Oh yes. These two reflect my own views so much better than I could express them myself:

I was debating whether they justified Article status in their own right?


(Andrew Downing) #16

Brendan,
I agree with your position.
I will be available this evening to work on the investigation as you requested.

… AndrewD…


(Jack Coulter) #17

Just echoing the sentiments of the previous posts here; this seems like an entirely appropriate use of article 5.2(2) - no protest against the proposed amendment from me.


(Brendan Molloy) #18

A simple explainer of the legislation has appeared:


(Tim Challis) #19

May I ask what I fear will turn out to be a dopey question: doesn’t the fact this Bill has passed in the Senate before being presented to the House completely violate rules of presentation?


Rules of Presentation for bills in Parliament
(Mark) #21

I support this & wonder if we shouldn’t just seek to repeal the bill in entirety. Is there anything in it worth salvaging?


(Brendan Molloy) #22

I don’t know hence why I took the safe option with the wording. The Congress can look to improving it.


(Rebecca) #23

I am in full support of repealing the new legislation AND reviewing the existing legislation as to it’s effectiveness and need. I think legislation we had was far too broad and that there are FAR better ways to manage the potential for extremism than harassing people (yes I’m looking at you ASIO).

Also this: http://www.theguardian.com/commentisfree/cartoon/2014/sep/26/firstdog-eggplants


(Chris Jones) #25

Brendan, I do agree that the wording could probably be improved, but only slightly.

Also, I propose we go one step more and come up with a proposal of the specifics that we would like to see removed/repealed from the amendment.

Obviously, it would be great to have the entire bill repealed, but we have to be realistic and take a relaistic apporach to this. Hence, a proposal of repeal points might be the way to go.


(Brendan Molloy) #26

The following motion was put by me to the National Council today via email as per By-law 2014-01:

The National Council exercises their privileges under Article 5.2(2) of the Party Constitution to amend the Civil Liberties policy to include the following line under the section entitled “Remove existing laws which unduly restrict privacy, speech, expression and access to information”:

  • Repeal the aspects of the National Security Legislation Amendment Bill (No.1) 2014 that have an unjustifiable impact on civil liberties, due process and the rule of law.

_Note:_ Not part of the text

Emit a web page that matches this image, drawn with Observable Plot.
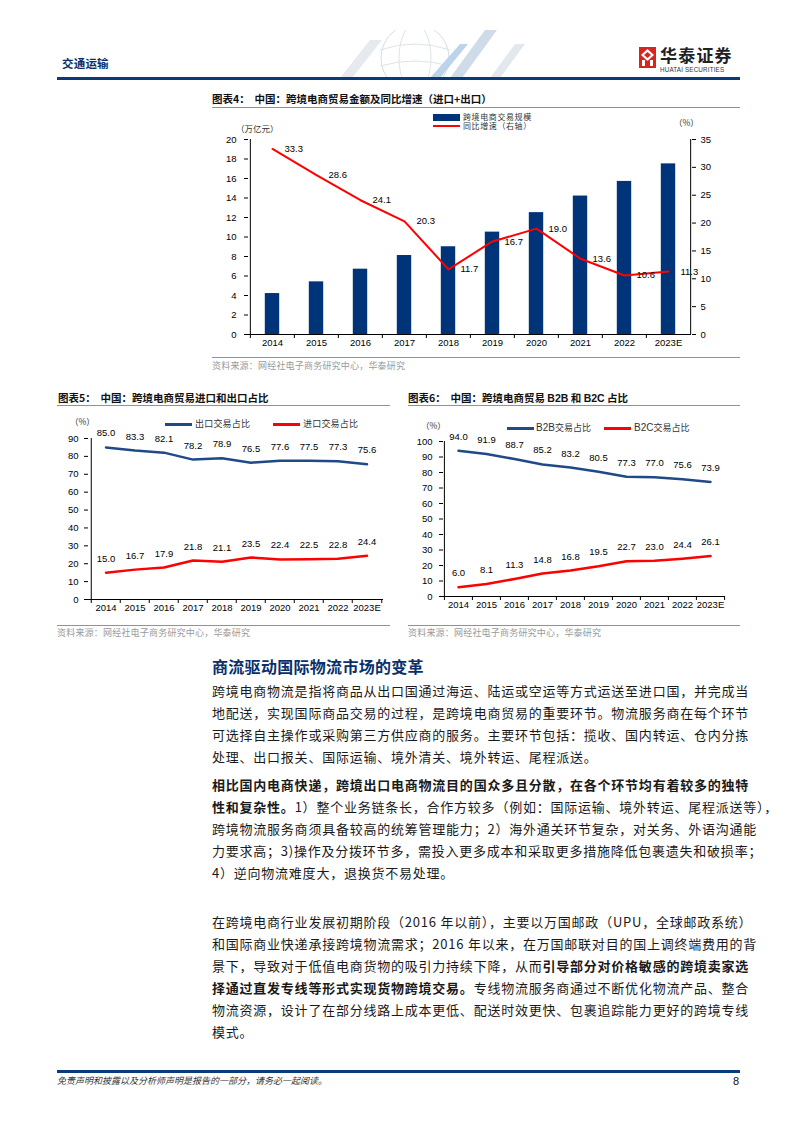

All members of the National Council voted aye except for Ben, who has not yet responded to the email. The motion is considered to have carried, and as per the requirements of the by-law, will be included in the minutes of the next National Council meeting, which is scheduled to next occur on Thursday, 2 October.

I look forward to the members and Policy Development Committee considering these issues in significantly more detail and putting forward relevant amendments for the next National Congress. If you have any suggestions, I recommend creating a new topic under the ‘policy’ category.